As the date for the beginning of ModPo approached, it was becoming clear that it was going to be a different kind of course from the ones I had got used to on Coursera. Yes, there were going to be videos, but these videos were going to be different. Here's the introductory video that appeared a few days before the course started (and I don't expect you to watch the whole thing, but at least look at the first minute or two):





Here you can see Professor Al surrounded by his TAs (or "Al and the gang", as they were later known). The way they taught poetry was to sit in front of the camera and discuss each poem round table style. They disagreed occasionally and sometimes made mistakes. They drank coffee and laughed. They were human and approachable. And that's exactly the way they were in the forums as well. What they modeled in these videos was what they expected us to do. Here forum discussions were central to the course. They were one of the requirements for the certificate and the main learning tool.
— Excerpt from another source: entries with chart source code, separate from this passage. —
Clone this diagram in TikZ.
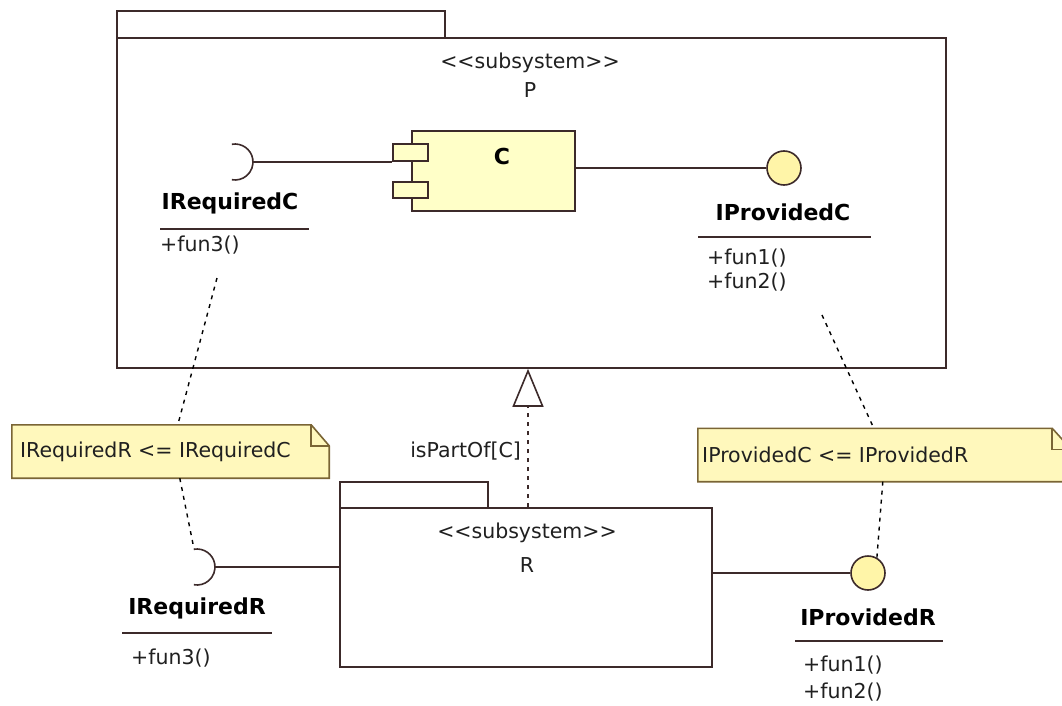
\documentclass[tikz,border=0pt]{standalone}
\usepackage{fontspec}
\setmainfont{DejaVu Sans}
\usetikzlibrary{arrows.meta,calc}
\definecolor{lc}{HTML}{3C2A2A}
\definecolor{nb}{HTML}{7A6535}
\definecolor{yf}{HTML}{FFFFC8}
\definecolor{nf}{HTML}{FFF8BC}
\definecolor{cf}{HTML}{FFF5A8}
\definecolor{tc}{HTML}{202020}
\newcommand{\lt}{\mbox{<}}
\newcommand{\gt}{\mbox{>}}
\begin{document}
\begin{tikzpicture}[x=1pt,y=-1pt,
  box/.style={draw=lc, line width=1.6pt, inner sep=0pt, minimum width=#1},
  yel/.style={fill=yf},
  conn/.style={draw=lc, line width=1.6pt},
  dsh/.style={draw=black, line width=1.4pt, dash pattern=on 4pt off 5pt},
  txt/.style={inner sep=0pt, font=\fontsize{20.5}{24}\selectfont, text=tc},
  btxt/.style={inner sep=0pt, font=\fontsize{22}{26}\selectfont\bfseries, text=black},
  iface/.style={circle, draw=lc, line width=1.6pt, fill=cf, minimum size=34pt, inner sep=0pt},
  notebox/.style={inner sep=0pt, minimum width=#1, minimum height=53pt}
]
\clip (0,0) rectangle (1062,706);
\fill[white] (0,0) rectangle (1062,706);

% ---------- package P ----------
\node[box=328pt, minimum height=27pt] (Ptab) at (281,24.5) {};
\node[box=829pt, minimum height=330pt] (P) at (531.5,203) {};
\node[txt] (Pst) at (530,63) {\lt\lt subsystem\gt\gt};
\node[txt] (Pname) at (530,90) {P};

% component C
\node[box=163pt, minimum height=80pt, yel] (C) at (493.5,171) {};
\node[box=35pt, minimum height=17pt, yel] (port1) at (410.5,152.5) {};
\node[box=35pt, minimum height=16pt, yel] (port2) at (410.5,190) {};
\node[btxt] (Cname) at (502,156) {C};

% required interface of C
\coordinate (sockC) at (235,162);
\coordinate (sockCr) at (253,162);
\draw[conn] ([shift={(100:18pt)}]sockC) arc[start angle=100, end angle=-100, radius=18pt];
\draw[conn] (sockCr) -- (sockCr -| port1.west);
\node[btxt] (IRC) at (230,203) {IRequiredC};
\coordinate (IRCl) at (160,229);
\coordinate (IRCr) at (309,229);
\draw[conn] (IRCl) -- (IRCr);
\node[txt, anchor=west] (IRCf3) at (160,245) {+fun3()};

% provided interface of C
\node[iface] (provC) at (784,168) {};
\draw[conn] (C.east |- provC.west) -- (provC.west);
\node[btxt] (IPC) at (783,212) {IProvidedC};
\coordinate (IPCl) at (698,237);
\coordinate (IPCr) at (871,237);
\draw[conn] (IPCl) -- (IPCr);
\node[txt, anchor=west] (IPCf1) at (707,258) {+fun1()};
\node[txt, anchor=west] (IPCf2) at (707,282) {+fun2()};

% ---------- package R ----------
\node[box=148pt, minimum height=26pt] (Rtab) at (414,495) {};
\node[box=372pt, minimum height=159pt] (R) at (526,587.5) {};
\node[txt] (Rst) at (527,533) {\lt\lt subsystem\gt\gt};
\node[txt] (Rname) at (527,565) {R};

% required interface of R
\coordinate (sockR) at (197,567);
\coordinate (sockRr) at (215,567);
\draw[conn] ([shift={(100:18pt)}]sockR) arc[start angle=100, end angle=-100, radius=18pt];
\draw[conn] (sockRr) -- (R.west |- sockRr);
\node[btxt] (IRR) at (197,608) {IRequiredR};
\coordinate (IRRl) at (122,633);
\coordinate (IRRr) at (272,633);
\draw[conn] (IRRl) -- (IRRr);
\node[txt, anchor=west] (IRRf3) at (131,658) {+fun3()};

% provided interface of R
\node[iface] (provR) at (868,573) {};
\draw[conn] (R.east |- provR.west) -- (provR.west);
\node[btxt] (IPR) at (868,617) {IProvidedR};
\coordinate (IPRl) at (795,641);
\coordinate (IPRr) at (943,641);
\draw[conn] (IPRl) -- (IPRr);
\node[txt, anchor=west] (IPRf1) at (803,665) {+fun1()};
\node[txt, anchor=west] (IPRf2) at (803,692) {+fun2()};

% ---------- isPartOf realization ----------
\coordinate (gx) at (528,0);
\draw[dsh, -{Triangle[open, length=38pt, width=31pt, line width=1.6pt]}, draw=lc]
  (R.north -| gx) -- (P.south -| gx);
\node[txt, anchor=east] (isp) at (521,451) {isPartOf[C]};

% ---------- notes ----------
\node[notebox=317pt] (n1) at (170.5,451.5) {};
\filldraw[fill=nf, draw=nb, line width=1.6pt]
  (n1.north west) -- ($(n1.north east)+(-18,0)$) -- ($(n1.north east)+(0,21)$)
  -- (n1.south east) -- (n1.south west) -- cycle;
\draw[draw=nb, line width=1.6pt] ($(n1.north east)+(-18,0)$) -- ($(n1.north east)+(-18,21)$) -- ($(n1.north east)+(0,21)$);
\node[txt, anchor=west] (n1t) at (20,452) {IRequiredR \lt= IRequiredC};

\node[notebox=373pt] (n2) at (884.5,455) {};
\filldraw[fill=nf, draw=nb, line width=1.6pt]
  (n2.north west) -- ($(n2.north east)+(-19,0)$) -- ($(n2.north east)+(0,21)$)
  -- (n2.south east) -- (n2.south west) -- cycle;
\draw[draw=nb, line width=1.6pt] ($(n2.north east)+(-19,0)$) -- ($(n2.north east)+(-19,21)$) -- ($(n2.north east)+(0,21)$);
\node[txt, anchor=west] (n2t) at (702,455) {IProvidedC \lt= IProvidedR};

% ---------- dashed note links ----------
\coordinate (d1a) at (217,278);
\draw[dsh] (d1a) -- ($(n1.north west)+(166,0)$);
\draw[dsh] ($(n1.south west)+(168,0)$) -- ($(sockR)+(-3,-18)$);
\coordinate (d3a) at (822,315);
\draw[dsh] (d3a) -- ($(n2.north west)+(176,0)$);
\draw[dsh] ($(n2.south west)+(185,0)$) -- (provR.60);
\end{tikzpicture}
\end{document}
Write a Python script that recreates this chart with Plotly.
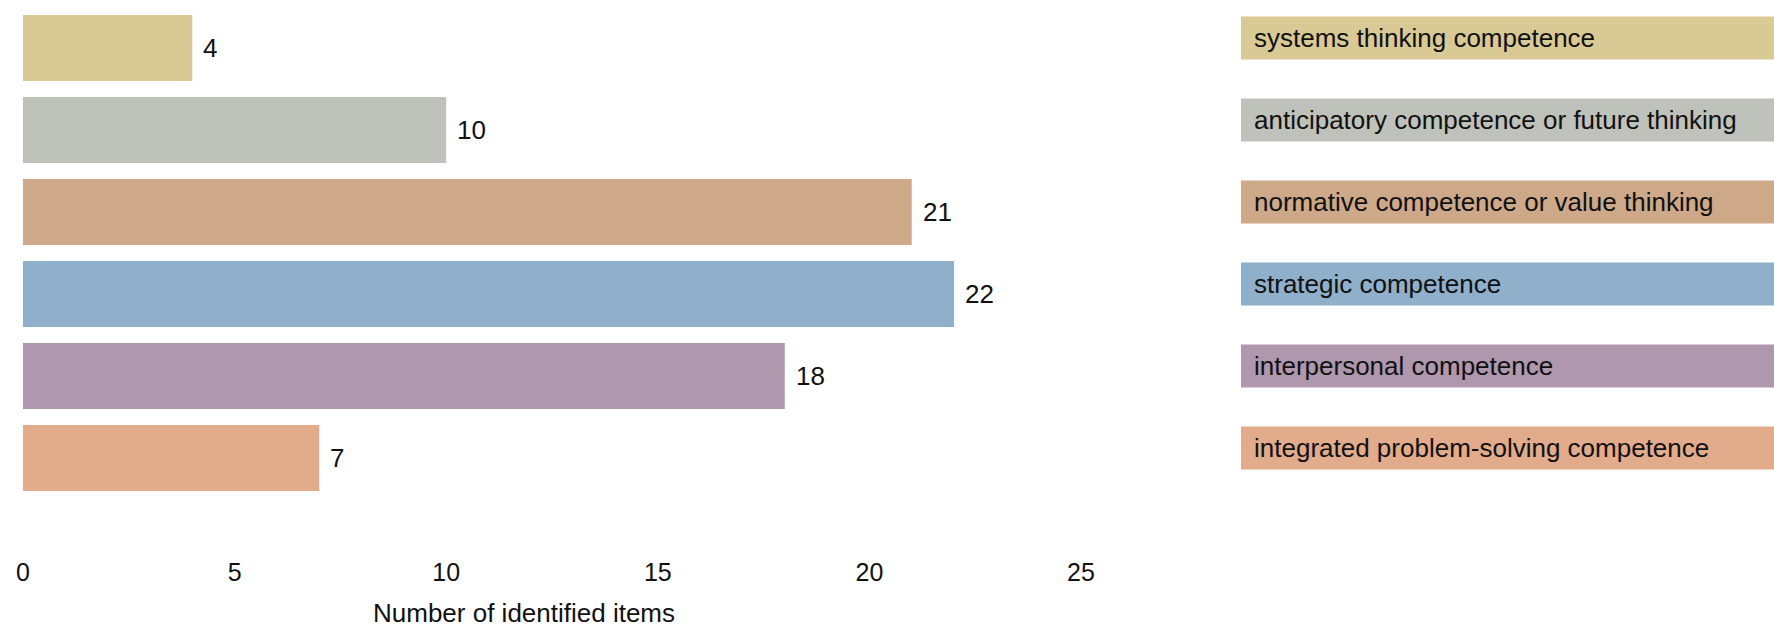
import plotly.graph_objects as go

categories = [
    "systems thinking competence",
    "anticipatory competence or future thinking",
    "normative competence or value thinking",
    "strategic competence",
    "interpersonal competence",
    "integrated problem-solving competence",
]
values = [4, 10, 21, 22, 18, 7]
colors = ["#D9CA95", "#BFC2BA", "#CDA889", "#8FAFCB", "#AF97AD", "#E2AB8C"]
x_ticks = [0, 5, 10, 15, 20, 25]
x_title = "Number of identified items"

W, H = 1774, 631
FONT = "Liberation Sans, Arial, sans-serif"
plot_bottom = 555
idx = list(range(len(categories)))

fig = go.Figure()
fig.add_trace(go.Bar(
    x=values, y=idx, orientation="h",
    marker=dict(color=colors, line=dict(width=0)),
    width=0.805, hoverinfo="x+text", hovertext=categories,
    showlegend=False,
))

# value labels next to each bar
for i, v in enumerate(values):
    fig.add_annotation(x=v, y=i, xref="x", yref="y", text=str(v),
                       showarrow=False, xanchor="left", yanchor="middle",
                       xshift=9, font=dict(size=26, color="#111111", family=FONT))

# legend-like coloured boxes on the right
box_x0 = 1241 / W
for i, (c, col) in enumerate(zip(categories, colors)):
    yc = i - 0.122
    fig.add_shape(type="rect", xref="paper", yref="y", x0=box_x0, x1=1.0,
                  y0=yc - 0.262, y1=yc + 0.262, fillcolor=col, line=dict(width=0),
                  layer="below")
    fig.add_annotation(x=1252 / W, y=yc, xref="paper", yref="y", text=c,
                       showarrow=False, xanchor="left", yanchor="middle",
                       font=dict(size=26, color="#111111", family=FONT))

# x-axis title
fig.add_annotation(x=524 / W, y=(plot_bottom - 630) / plot_bottom, xref="paper", yref="paper",
                   text=x_title, showarrow=False, xanchor="center", yanchor="bottom",
                   font=dict(size=26, color="#111111", family=FONT))

fig.update_layout(
    template="none",
    width=W, height=H,
    margin=dict(l=0, r=0, t=0, b=H - plot_bottom, pad=0, autoexpand=False),
    plot_bgcolor="white", paper_bgcolor="white",
    font=dict(family=FONT, size=25, color="#111111"),
    xaxis=dict(domain=[23 / W, 1081 / W], range=[0, 25], tickvals=x_ticks,
               automargin=False,
               showgrid=False, zeroline=False, showline=False, ticks="",
               tickfont=dict(size=25, color="#111111")),
    yaxis=dict(range=[(plot_bottom - 48) / 82, -48 / 82], showgrid=False,
               automargin=False,
               zeroline=False, showline=False, showticklabels=False),
)

fig.write_html(
    "out.html",
    config={"displayModeBar": False},
    post_script=(
        "document.body.style.margin='0';"
        "document.body.style.overflow='hidden';"
    ),
)
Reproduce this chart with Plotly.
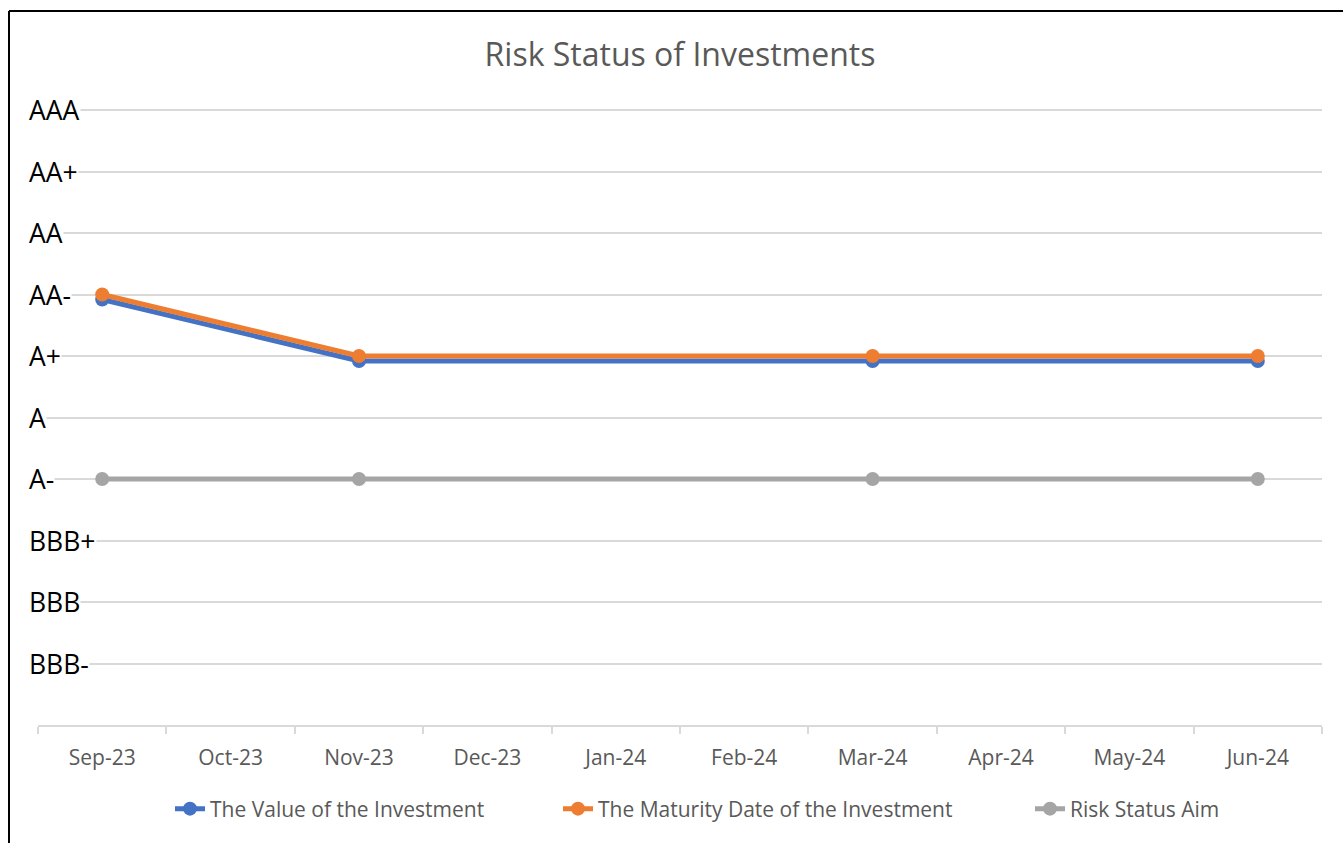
import plotly.graph_objects as go

months = ["Sep-23", "Oct-23", "Nov-23", "Dec-23", "Jan-24", "Feb-24",
          "Mar-24", "Apr-24", "May-24", "Jun-24"]
ratings = ["BBB-", "BBB", "BBB+", "A-", "A", "A+", "AA-", "AA", "AA+", "AAA"]
rating_vals = [1, 2, 3, 4, 5, 6, 7, 8, 9, 10]

series_names = ["The Value of the Investment",
                "The Maturity Date of the Investment",
                "Risk Status Aim"]
value_series = [6.92, None, 5.92, None, None, None, 5.92, None, None, 5.92]
maturity_series = [7, None, 6, None, None, None, 6, None, None, 6]
aim_series = [4, None, 4, None, None, None, 4, None, None, 4]
colors = ["#4472C4", "#ED7D31", "#A5A5A5"]

W, H = 1343, 843
L, R, T, B = 38, 1322, 107, 725
YMAX = 10.05

legend_text_px = [213, 601, 1073]
legend_ids = ["legend", "legend2", "legend3"]

fig = go.Figure()
for name, ys, col, lid in zip(series_names, [value_series, maturity_series, aim_series],
                              colors, legend_ids):
    fig.add_trace(go.Scatter(
        x=months, y=ys, name=name, mode="lines+markers", connectgaps=True,
        line=dict(color=col, width=5),
        marker=dict(color=col, size=14),
        legend=lid,
    ))

for v, lab in zip(rating_vals, ratings):
    fig.add_annotation(x=(28 - L) / (R - L), xref="paper", y=v, yref="y",
                       text=lab, showarrow=False, xanchor="left", yanchor="middle",
                       font=dict(family="Open Sans", size=26.5, color="#000000"),
                       bgcolor="#ffffff", borderpad=0)

# outer border (left and top)
bx = (9 - L) / (R - L)
by = 1 + (T - 11) / (B - T)
fig.add_shape(type="line", xref="paper", yref="paper", x0=bx, x1=1.2, y0=by, y1=by,
              line=dict(color="#000000", width=2))
fig.add_shape(type="line", xref="paper", yref="paper", x0=bx, x1=bx, y0=by, y1=-0.3,
              line=dict(color="#000000", width=2))

legend_common = dict(orientation="h", yanchor="middle", y=(B - 809) / (B - T),
                     xanchor="left", bgcolor="rgba(0,0,0,0)",
                     font=dict(family="Open Sans", size=21, color="#595959"))
legends = {}
for lid, tx in zip(legend_ids, legend_text_px):
    legends[lid] = dict(legend_common, x=(tx - 43 - L) / (R - L))

fig.update_layout(
    width=W, height=H,
    margin=dict(l=L, r=W - R, t=T, b=H - B),
    paper_bgcolor="#ffffff", plot_bgcolor="#ffffff",
    title=dict(text="Risk Status of Investments", x=680 / W,
               xanchor="center", y=1 - 55 / H, yanchor="middle", yref="container",
               font=dict(family="Open Sans", size=32, color="#595959")),
    showlegend=True,
    font=dict(family="Open Sans"),
    **legends,
)
fig.update_xaxes(type="category", range=[-0.5, 9.5], tickson="boundaries",
                 ticks="outside", ticklen=7, tickcolor="#d9d9d9", tickwidth=2,
                 showline=True, linecolor="#d9d9d9", linewidth=2, showgrid=False,
                 tickfont=dict(family="Open Sans", size=21, color="#595959"),
                 ticklabelstandoff=13)
fig.update_yaxes(range=[0, YMAX], tickvals=rating_vals, showticklabels=False,
                 showgrid=True, gridcolor="#d9d9d9", gridwidth=2, zeroline=False,
                 showline=False, ticks="")

fig.write_html("out.html", config={"displayModeBar": False},
               post_script="document.body.style.margin='0';")
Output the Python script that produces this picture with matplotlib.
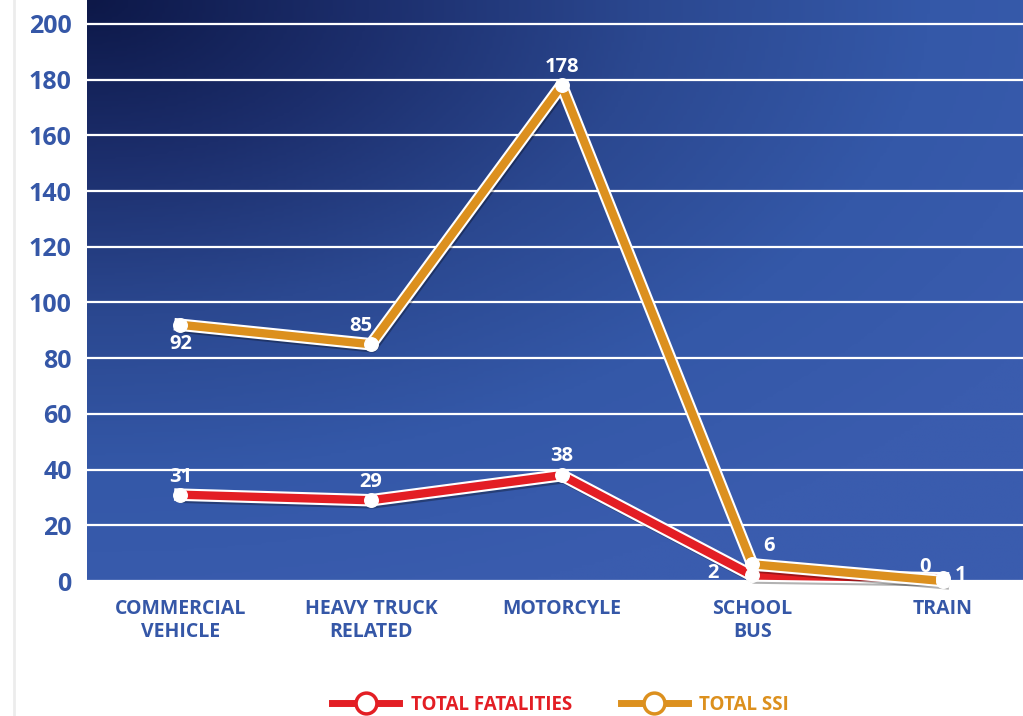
import numpy as np
import matplotlib.pyplot as plt
import matplotlib.patheffects as pe
from matplotlib.colors import LinearSegmentedColormap
from matplotlib.lines import Line2D

categories = ["COMMERCIAL\nVEHICLE", "HEAVY TRUCK\nRELATED", "MOTORCYLE", "SCHOOL\nBUS", "TRAIN"]
fatalities = [31, 29, 38, 2, 1]
ssi = [92, 85, 178, 6, 0]
fat_labels = ["31", "29", "38", "2", "1"]
ssi_labels = ["92", "85", "178", "6", "0"]

TICK_BLUE = "#3557a7"
RED = "#e31e24"
ORANGE = "#dc901e"

plt.rcParams['font.family'] = ['Open Sans', 'DejaVu Sans']


def main():
    fig = plt.figure(figsize=(10.23, 7.16), dpi=100)
    fig.patch.set_facecolor("white")
    ax = fig.add_axes([0.085, 0.1885, 0.915, 0.8115])

    xs = np.arange(len(categories))
    ax.set_xlim(-0.49, 4.42)
    ax.set_ylim(0, 208.6)

    # gradient background: dark navy top-left -> brighter blue
    cmap = LinearSegmentedColormap.from_list(
        "bg", ["#0d1848", "#1c2e6c", "#2b4890", "#3458a8", "#3a5cae"])
    gx, gy = np.meshgrid(np.linspace(0, 1, 300), np.linspace(1, 0, 200))
    t = np.clip(np.sqrt((gx * 1.0) ** 2 + ((1 - gy) * 1.1) ** 2) / 1.2, 0, 1)
    ax.imshow(t, cmap=cmap, extent=[-0.49, 4.42, 0, 208.6], aspect="auto",
              origin="upper", zorder=0)

    ax.set_yticks(np.arange(0, 201, 20))
    ax.grid(axis="y", color="white", linewidth=1.6, zorder=1)
    ax.set_axisbelow(False)
    for s in ax.spines.values():
        s.set_visible(False)
    ax.tick_params(length=0)
    ax.set_xticks(xs)
    ax.set_xticklabels(categories, color=TICK_BLUE, fontsize=14, fontweight="bold",
                       linespacing=1.2)
    ax.tick_params(axis="x", pad=13)
    ax.tick_params(axis="y", pad=11)
    for lab in ax.get_yticklabels():
        lab.set_color(TICK_BLUE)
        lab.set_fontsize(18)
        lab.set_fontweight("bold")

    effects = [pe.SimpleLineShadow(offset=(1.5, -3), shadow_color="black", alpha=0.3, rho=0.3),
               pe.Stroke(linewidth=9, foreground="white"), pe.Normal()]
    ax.plot(xs, fatalities, color=RED, linewidth=6, zorder=4, clip_on=False,
            path_effects=effects, solid_joinstyle="round")
    ax.plot(xs, ssi, color=ORANGE, linewidth=6, zorder=5, clip_on=False,
            path_effects=effects, solid_joinstyle="round")
    ax.scatter(xs, fatalities, s=95, color="white", zorder=6, clip_on=False)
    ax.scatter(xs, ssi, s=95, color="white", zorder=6, clip_on=False)

    lab_kw = dict(color="white", fontsize=14.5, fontweight="bold", zorder=7,
                  annotation_clip=False)
    fat_off = [(0, 13), (0, 13), (0, 14), (-28, 2), (13, 2)]
    ssi_off = [(0, -14), (-7, 13), (0, 13), (12, 13), (-13, 10)]
    for x, y, s, o in zip(xs, fatalities, fat_labels, fat_off):
        a = ax.annotate(s, (x, y), xytext=o, textcoords="offset points",
                        ha="center", va="center", **lab_kw)
        a.set_clip_on(False)
    for x, y, s, o in zip(xs, ssi, ssi_labels, ssi_off):
        a = ax.annotate(s, (x, y), xytext=o, textcoords="offset points",
                        ha="center", va="center", **lab_kw)
        a.set_clip_on(False)

    # faint page edge on the left
    fig.add_artist(Line2D([0.014, 0.014], [0, 1], color="#ececec", linewidth=2))

    handles = [
        Line2D([], [], color=RED, linewidth=5, marker="o", markersize=15,
               markerfacecolor="white", markeredgecolor=RED, markeredgewidth=2.5),
        Line2D([], [], color=ORANGE, linewidth=5, marker="o", markersize=15,
               markerfacecolor="white", markeredgecolor=ORANGE, markeredgewidth=2.5),
    ]
    leg = fig.legend(handles, ["TOTAL FATALITIES", "TOTAL SSI"], loc="center",
                     bbox_to_anchor=(0.548, 0.016), ncol=2, frameon=False,
                     handlelength=3.6, columnspacing=2.6, handletextpad=0.6,
                     prop={"weight": "bold", "size": 13.5})
    for txt, c in zip(leg.get_texts(), [RED, ORANGE]):
        txt.set_color(c)

    fig.savefig("out.png", dpi=100)
    plt.close(fig)


if __name__ == "__main__":
    main()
"Al and the gang" went an extra mile for us. There was a Twitter feed and a Facebook group. And there were live webcasts on YouTube accompanied by Twitter chats. Everybody had an open invitation to Kelly Writer's House. As the course progressed, people started showing up on their doorstep at the time live webcasts were being filmed. Personal stories were exchanged. And, bit by bit, the ModPo virtual community was coming to life.

As I write this, I feel doubly blessed. First I was lucky enough to find my Webhead family. Now I have found one more online family - the ModPoers. We are no longer 35,000, but we are numerous. There are various things to do within the community. We still share and read poems together. Some of us write poetry and I am glad to say that my poetry blog Summer Blues is once again live.

I know I have neglected this blog. During the 10 weeks of ModPo there was little time for anything else. And now there is this new community to cultivate and care for. It is still young and we are all a little afraid that it will just disappear overnight if we are not there to watch and protect it.